Because of the various, other infirmities my father suffered with, he was often shuttled back and forth between hospitals and convalescence homes. This was the mid-1980s and Alzheimer’s care (if you could really CALL it that) was virtually unheard of. The quality of the care was just atrocious. Because my father could be agitated from time to time, one hospital felt that they would deal with that by either sedating him or restraining him! I remember one visit to him while he was in the hospital when I found him bound to a steel chair! On other occasions, he would be so sedated that even if had had all his mental faculties, he still wouldn’t have recognized us.
Alzheimer’s is the cruelest of diseases – worse than cancer, worse than diabetes, worse than heart diseases – because it robs you of your essence. It steals your memories and, so, your inner life. After a few weeks shuttling back and forth between care facilities, my father had no outward recognition of ANYONE in the family. In the beginning, he could hold simple, polite conversations. Now, he could barely speak at all. This was, of course, particularly hard on my mother. For her, not only was she losing her husband, 36 years of their time together had been COMPLETELY erased. It was also ironic that this disease should have taken someone like my father. He had such a wonderful, curious mind. He loved to read, he loved to learn, and he loved to talk. These are all traits I would be most flattered to know he bestowed on me. How sad that it was now all gone . .
On one visit to him at the convalescence home, he seemed to be particularly out of sorts. He was even more delirious then usual. And he was physically struggling. When the doctor saw him, he told us that my father was extremely dehydrated and would need to be immediately transported via ambulance back to the hospital for treatment. We eventually found out that his condition was caused by his over-sedation by the hospital staff. I asked if I could ride with him in the back of the ambulance. I was told that there would be no problem with that. They loaded my father’s gurney into the back of the ambulance and I took a seat on a bench right next to him. As the EMTs were completing their paperwork before we would get started, I was stroking my father’s hair (he had the coolest hair – it looked like wire but was really incredibly soft). I can still smell it to this very day. I noticed that, due to the dehydration, my father’s lips were so dry and cracked. I asked the doctor if it would be OK if I gave him some water. The doctor said, “sure, of course”. I cupped his head with one hand and lifted it gently. With the other, I began pouring water on his lips, slowly at first, then more rapidly as he recognized the water and began to eagerly gulp it down. His eyes were closed. Then, suddenly, just as he finished the last drop, he turned his face towards me and opened his eyes. He looked right at me, deeply into my eyes, something he hadn’t done in weeks, and in a weakened but clear whisper said “good”. Just that; “good”. And then, he looked away and closed his eyes again.
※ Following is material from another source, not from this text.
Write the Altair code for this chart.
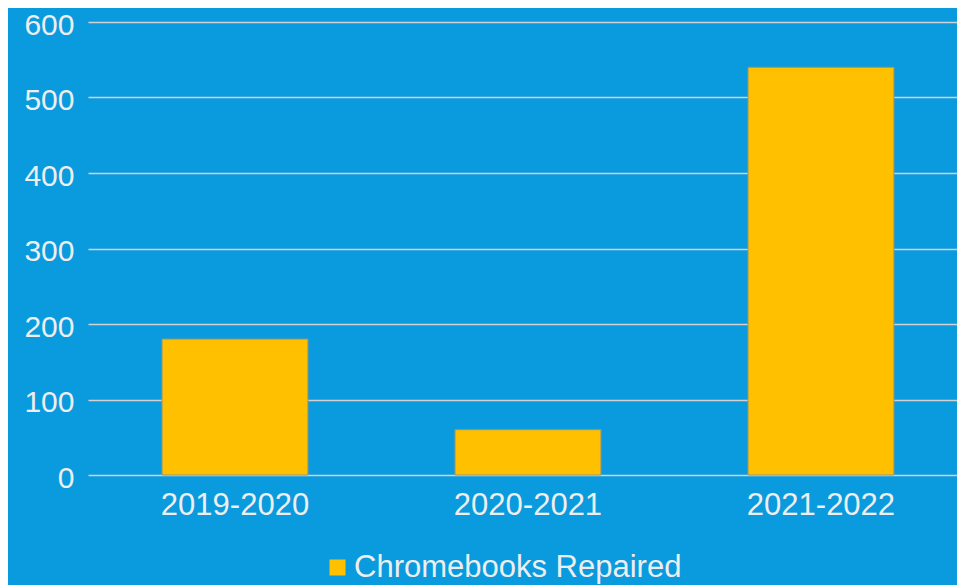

He never looked directly at me ever again or uttered another intelligible word to me. But I’ll always have that moment. It was as if he was releasing me from HIS bondage. With one simple word, “good”, he was saying that all would be fine in the end – life still had its joyous, simple and yet profound moments.
When he died, 2 weeks before his 70th birthday, I was relieved. The suffering ended and his spirit was released and all WAS good again.
Thanks for sharing what is an incredibly intimate story!